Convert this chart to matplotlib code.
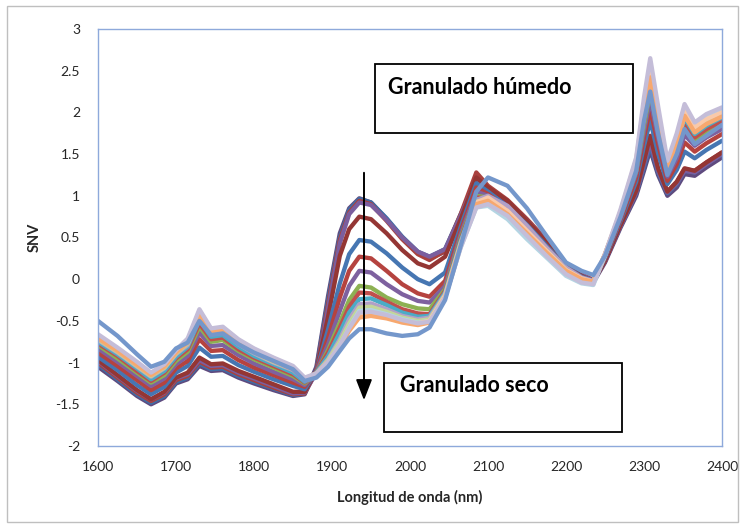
import matplotlib
matplotlib.use("Agg")
import matplotlib.pyplot as plt
from matplotlib.patches import Rectangle, FancyArrowPatch

plt.rcParams['font.family'] = ['Lato', 'DejaVu Sans']

wavelength = [1600, 1625, 1650, 1668, 1685, 1700, 1715, 1730, 1745, 1760, 1780, 1800, 1825, 1850, 1865,
              1880, 1895, 1910, 1922, 1935, 1950, 1970, 1990, 2010, 2025, 2045, 2065, 2085, 2100, 2125,
              2150, 2175, 2200, 2220, 2235, 2250, 2270, 2290, 2300, 2308, 2318, 2330, 2342, 2352, 2365,
              2380, 2400]

s01 = [-1.05,-1.22,-1.40,-1.50,-1.42,-1.25,-1.20,-1.04,-1.10,-1.09,-1.18,-1.25,-1.33,-1.40,-1.38,-1.05,-0.20,0.55,0.85,0.97,0.92,0.72,0.50,0.32,0.25,0.33,0.75,1.10,1.02,0.90,0.68,0.43,0.16,0.03,-0.04,0.20,0.62,1.00,1.30,1.55,1.25,1.00,1.10,1.26,1.24,1.34,1.46]
s02 = [-1.02,-1.20,-1.38,-1.48,-1.40,-1.23,-1.18,-1.01,-1.08,-1.07,-1.16,-1.23,-1.31,-1.39,-1.37,-1.08,-0.25,0.50,0.83,0.96,0.92,0.73,0.51,0.33,0.27,0.36,0.78,1.18,1.08,0.93,0.70,0.45,0.18,0.05,-0.02,0.22,0.64,1.03,1.34,1.60,1.28,1.03,1.14,1.30,1.28,1.38,1.50]
s03 = [-1.00,-1.18,-1.36,-1.46,-1.38,-1.21,-1.16,-0.99,-1.06,-1.05,-1.14,-1.21,-1.30,-1.38,-1.37,-1.10,-0.30,0.47,0.80,0.94,0.90,0.70,0.48,0.30,0.23,0.34,0.78,1.28,1.12,0.95,0.72,0.47,0.19,0.06,-0.01,0.22,0.65,1.05,1.40,1.68,1.32,1.05,1.16,1.32,1.30,1.40,1.52]
s04 = [-0.98,-1.16,-1.34,-1.44,-1.36,-1.19,-1.14,-0.97,-1.04,-1.03,-1.12,-1.19,-1.28,-1.37,-1.36,-1.12,-0.35,0.43,0.78,0.92,0.89,0.71,0.50,0.33,0.27,0.36,0.76,1.20,1.08,0.93,0.70,0.45,0.18,0.05,-0.02,0.22,0.64,1.04,1.38,1.65,1.30,1.04,1.15,1.30,1.28,1.38,1.50]
s05 = [-0.97,-1.15,-1.33,-1.44,-1.35,-1.18,-1.12,-0.94,-1.02,-1.01,-1.10,-1.17,-1.26,-1.35,-1.35,-1.10,-0.45,0.28,0.60,0.75,0.72,0.55,0.35,0.19,0.14,0.27,0.72,1.22,1.10,0.94,0.70,0.45,0.17,0.04,-0.03,0.22,0.65,1.06,1.42,1.72,1.33,1.05,1.17,1.33,1.30,1.40,1.52]
s06 = [-0.93,-1.09,-1.27,-1.38,-1.29,-1.12,-1.04,-0.82,-0.93,-0.92,-1.03,-1.11,-1.20,-1.28,-1.32,-1.10,-0.60,-0.05,0.30,0.47,0.45,0.31,0.14,0.00,-0.06,0.08,0.63,1.15,1.05,0.87,0.65,0.40,0.15,0.03,-0.02,0.25,0.70,1.17,1.60,1.90,1.51,1.14,1.31,1.53,1.45,1.55,1.66]
s07 = [-0.88,-1.04,-1.21,-1.33,-1.24,-1.07,-0.98,-0.72,-0.86,-0.85,-0.97,-1.06,-1.15,-1.24,-1.29,-1.10,-0.70,-0.22,0.10,0.27,0.25,0.10,-0.06,-0.17,-0.21,-0.02,0.58,1.10,1.02,0.85,0.62,0.38,0.14,0.02,-0.03,0.26,0.72,1.22,1.70,2.04,1.62,1.18,1.38,1.64,1.53,1.63,1.74]
s08 = [-0.83,-0.99,-1.16,-1.28,-1.19,-1.02,-0.92,-0.64,-0.80,-0.79,-0.91,-1.01,-1.11,-1.20,-1.27,-1.11,-0.78,-0.38,-0.08,0.10,0.08,-0.06,-0.18,-0.26,-0.28,-0.08,0.54,1.05,1.00,0.83,0.60,0.36,0.13,0.01,-0.03,0.27,0.74,1.27,1.78,2.15,1.70,1.23,1.45,1.73,1.60,1.70,1.80]
s09 = [-0.79,-0.95,-1.12,-1.24,-1.15,-0.98,-0.87,-0.57,-0.75,-0.73,-0.86,-0.96,-1.06,-1.16,-1.25,-1.12,-0.85,-0.52,-0.25,-0.08,-0.10,-0.22,-0.30,-0.35,-0.36,-0.12,0.50,1.00,0.98,0.81,0.58,0.35,0.12,0.01,-0.03,0.28,0.76,1.30,1.85,2.25,1.77,1.27,1.52,1.83,1.66,1.76,1.86]
s10 = [-0.77,-0.92,-1.10,-1.22,-1.12,-0.95,-0.84,-0.53,-0.72,-0.70,-0.84,-0.94,-1.04,-1.14,-1.24,-1.12,-0.88,-0.58,-0.33,-0.16,-0.17,-0.27,-0.36,-0.41,-0.42,-0.14,0.48,0.98,0.97,0.80,0.57,0.34,0.11,0.00,-0.03,0.29,0.77,1.33,1.90,2.30,1.82,1.29,1.56,1.88,1.70,1.80,1.90]
s11 = [-0.75,-0.90,-1.07,-1.20,-1.10,-0.93,-0.81,-0.49,-0.69,-0.67,-0.81,-0.92,-1.02,-1.12,-1.23,-1.12,-0.92,-0.64,-0.40,-0.24,-0.23,-0.31,-0.40,-0.45,-0.44,-0.16,0.46,0.96,0.96,0.79,0.56,0.33,0.11,0.00,-0.03,0.29,0.78,1.35,1.95,2.35,1.86,1.31,1.59,1.93,1.74,1.84,1.94]
s12 = [-0.73,-0.88,-1.05,-1.17,-1.07,-0.90,-0.79,-0.45,-0.65,-0.63,-0.78,-0.89,-1.00,-1.09,-1.21,-1.13,-0.96,-0.72,-0.48,-0.30,-0.29,-0.36,-0.44,-0.48,-0.46,-0.18,0.44,0.95,1.00,0.88,0.64,0.38,0.14,0.02,-0.02,0.30,0.80,1.38,2.00,2.40,1.90,1.34,1.62,1.96,1.77,1.87,1.97]
s13 = [-0.72,-0.87,-1.04,-1.16,-1.06,-0.89,-0.77,-0.43,-0.64,-0.62,-0.77,-0.88,-0.99,-1.08,-1.20,-1.13,-0.97,-0.75,-0.53,-0.34,-0.33,-0.39,-0.46,-0.50,-0.48,-0.19,0.43,0.93,0.96,0.80,0.57,0.34,0.11,0.00,-0.03,0.30,0.80,1.39,2.02,2.45,1.92,1.34,1.63,1.98,1.78,1.88,1.98]
s14 = [-0.68,-0.83,-1.00,-1.13,-1.03,-0.86,-0.73,-0.38,-0.60,-0.58,-0.73,-0.84,-0.95,-1.05,-1.19,-1.14,-1.00,-0.80,-0.58,-0.38,-0.37,-0.42,-0.48,-0.52,-0.50,-0.22,0.38,0.86,0.88,0.72,0.48,0.26,0.04,-0.05,-0.07,0.28,0.80,1.42,2.10,2.58,2.00,1.38,1.70,2.06,1.85,1.95,2.04]
s15 = [-0.69,-0.84,-1.01,-1.14,-1.04,-0.87,-0.74,-0.39,-0.61,-0.59,-0.74,-0.85,-0.96,-1.06,-1.19,-1.13,-0.99,-0.80,-0.60,-0.42,-0.40,-0.44,-0.50,-0.53,-0.50,-0.20,0.41,0.92,0.98,0.82,0.58,0.34,0.11,0.01,-0.03,0.30,0.82,1.44,2.10,2.52,1.98,1.37,1.68,2.03,1.82,1.92,2.00]
s16 = [-0.71,-0.86,-1.03,-1.15,-1.05,-0.88,-0.76,-0.42,-0.63,-0.61,-0.76,-0.87,-0.98,-1.08,-1.20,-1.13,-0.99,-0.81,-0.62,-0.46,-0.44,-0.47,-0.52,-0.55,-0.52,-0.22,0.40,0.90,0.94,0.78,0.55,0.32,0.10,0.00,-0.03,0.30,0.80,1.40,2.02,2.42,1.92,1.33,1.62,1.96,1.76,1.86,1.95]
s17 = [-0.66,-0.82,-0.99,-1.12,-1.02,-0.85,-0.71,-0.36,-0.59,-0.57,-0.72,-0.83,-0.94,-1.04,-1.18,-1.13,-0.99,-0.79,-0.59,-0.40,-0.39,-0.43,-0.49,-0.53,-0.51,-0.22,0.38,0.86,0.90,0.76,0.52,0.28,0.06,-0.04,-0.06,0.30,0.84,1.46,2.18,2.65,2.08,1.42,1.75,2.10,1.88,1.98,2.06]
s18 = [-0.50,-0.68,-0.90,-1.05,-0.99,-0.83,-0.76,-0.50,-0.67,-0.65,-0.78,-0.88,-0.98,-1.08,-1.22,-1.18,-1.05,-0.86,-0.71,-0.60,-0.60,-0.65,-0.68,-0.66,-0.58,-0.25,0.40,1.05,1.22,1.12,0.85,0.52,0.20,0.10,0.05,0.28,0.75,1.30,1.90,2.25,1.75,1.25,1.50,1.80,1.62,1.72,1.85]

spectra = [s01, s02, s03, s04, s05, s06, s07, s08, s09, s10, s11, s12, s13, s14, s15, s16, s17, s18]
colors = ['#5F4A7E', '#3E6EA7', '#A9413E', '#7B5E9E', '#943634', '#4676B2', '#B5433F', '#7E619F',
          '#8DB153', '#C0504D', '#4BACC6', '#B1A0C7', '#C3D69B', '#B4D5E3', '#F9C9AA', '#F7A86F',
          '#C4BDD8', '#7497CB']

xticks = [1600, 1700, 1800, 1900, 2000, 2100, 2200, 2300, 2400]
yticks = [-2, -1.5, -1, -0.5, 0, 0.5, 1, 1.5, 2, 2.5, 3]
ytick_labels = ['-2', '-1.5', '-1', '-0.5', '0', '0.5', '1', '1.5', '2', '2.5', '3']

W, H = 745, 529
fig = plt.figure(figsize=(W / 100, H / 100), dpi=100)
ax = fig.add_axes([98 / W, 1 - 446 / H, (722 - 98) / W, (446 - 29) / H])

for s, c in zip(spectra, colors):
    ax.plot(wavelength, s, color=c, lw=3.1, solid_joinstyle='round', solid_capstyle='round')

ax.set_xlim(1600, 2400)
ax.set_ylim(-2, 3)
ax.set_xticks(xticks)
ax.set_xticklabels([str(t) for t in xticks])
ax.set_yticks(yticks)
ax.set_yticklabels(ytick_labels)
ax.tick_params(length=0, labelsize=10, colors='#262626')
ax.tick_params(axis='y', pad=13)
ax.tick_params(axis='x', pad=11)
for sp in ax.spines.values():
    sp.set_color('#8EA9DB')
    sp.set_linewidth(1.0)

ax.set_xlabel('Longitud de onda (nm)', fontsize=10.5, fontweight='bold', labelpad=12, color='#262626')
ax.set_ylabel('SNV', fontsize=10.5, fontweight='bold', labelpad=10, color='#262626')

def px(x, y):
    return x / W, 1 - y / H

# outer chart border
x0, y0 = px(7, 522)
x1, y1 = px(738, 6)
fig.add_artist(Rectangle((x0, y0), x1 - x0, y1 - y0, transform=fig.transFigure,
                         fill=False, edgecolor='#BFBFBF', lw=1.0))

# text boxes
for (bx0, by0, bx1, by1), label, tx, ty in [((375, 64, 633, 133), 'Granulado húmedo', 388, 88),
                                            ((384, 363, 622, 432), 'Granulado seco', 400, 385)]:
    a, b = px(bx0, by1)
    c, d = px(bx1, by0)
    fig.add_artist(Rectangle((a, b), c - a, d - b, transform=fig.transFigure,
                             facecolor='white', edgecolor='black', lw=1.3, zorder=5))
    tx_, ty_ = px(tx, ty)
    fig.text(tx_, ty_, label, fontsize=15.5, fontweight='bold', ha='left', va='center',
             color='black', zorder=6)

# arrow
ax0, ay0 = px(364, 170)
ax1, ay1 = px(364, 403)
fig.add_artist(FancyArrowPatch((ax0, ay0), (ax1, ay1), transform=fig.transFigure,
                               arrowstyle='-|>,head_length=0.9,head_width=0.35', mutation_scale=14,
                               color='black', lw=1.4, zorder=7))

fig.savefig('out.png', dpi=100)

+===+

Objective —
Every line from the top of the material above through the line with "2380, 2400]" should be duplicated exactly, please; leave out the pictures.

Written answer —
Convert this chart to matplotlib code.
import matplotlib
matplotlib.use("Agg")
import matplotlib.pyplot as plt
from matplotlib.patches import Rectangle, FancyArrowPatch

plt.rcParams['font.family'] = ['Lato', 'DejaVu Sans']

wavelength = [1600, 1625, 1650, 1668, 1685, 1700, 1715, 1730, 1745, 1760, 1780, 1800, 1825, 1850, 1865,
              1880, 1895, 1910, 1922, 1935, 1950, 1970, 1990, 2010, 2025, 2045, 2065, 2085, 2100, 2125,
              2150, 2175, 2200, 2220, 2235, 2250, 2270, 2290, 2300, 2308, 2318, 2330, 2342, 2352, 2365,
              2380, 2400]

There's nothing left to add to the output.